The effect that the heat has on tomatoes also affects the farm. Blossoms falling off the plant is just a warning of what’s to come.

“We’ll probably lose a bit of our production in about a month, three weeks to a month,” he said. “[Production] will drop significantly because of the heatwave. I would say maybe 20 or 30%.” 

The signs of heat stress are easy enough to identify, especially with tomato plants. 

In the heat, blossoms fall off tomato plants, meaning the crop yield will be down in a few weeks. (Kimberly Paynter/WHYY)
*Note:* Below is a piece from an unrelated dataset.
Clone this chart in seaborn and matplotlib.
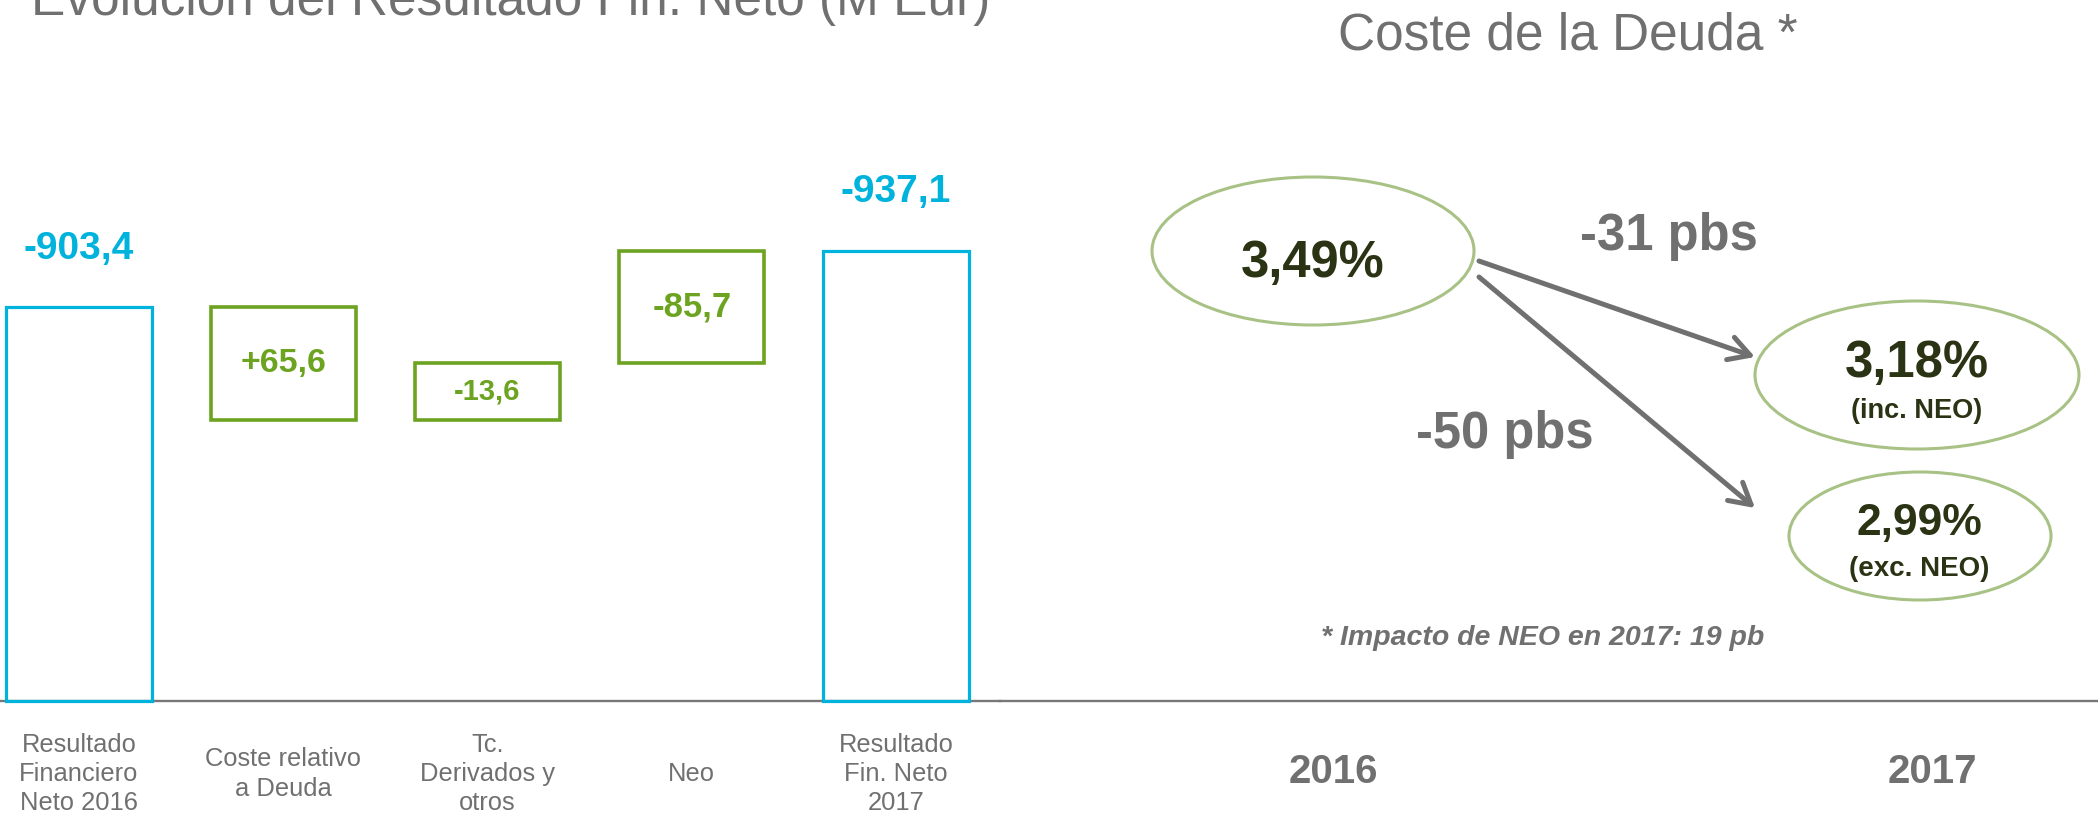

“The first sign of heat is the leaves curl up,” Galbraith-Paul said. “The tomatoes are basically…not respiring … The second sign that you’d see is actually the tomatoes would feel hot to the touch. And when that happens, they’re in real trouble.”

In a lot of ways, plants are like people. They need a mist every now and then to cool down.

In one field on the farm, an irrigation system with timers is set up to water baby arugula. 

Basil gets misted on a hot day at Heritage Farm in Philadelphia. (Kimberly Paynter/WHYY)

“Throughout the course of the day it’s being watered, maybe five times a day, even if it’s just for two or three minutes, just to cool the vegetables,” Galbraith-Paul said.

Heritage Farms isn’t alone in struggling with the heat. Nice Roots Farm, which sells food at farm stands across the city, also donates to local pantries in need of produce. 

According to George Matysik, the executive director of Share Food Program — which runs Nice Roots Farm — said the heat affects whether those crops can be harvested at all.

“That’s one of the other challenges that we have as a volunteer-based organization,” Matysik said. “When the heat gets excessive, we can’t have our volunteers out harvesting. So we have to hold off until it gets a little bit cooler out here.”

George Matysik is the executive director of the Share Food Program. He said that on hot days, they don’t get the volunteers they need to harvest their crops. (Kimberly Paynter/WHYY)

Beyond heat hindering production, it can also change their distribution methods. High temperatures often lower the crop yield, and when those crops are supposed to be donated to food pantries, it can cost community organizations like the Share Food Program.

“Anytime there’s a weather-related event that prevents us from harvesting at the level that we need to, we have to supplement that by buying food,” Matysik said.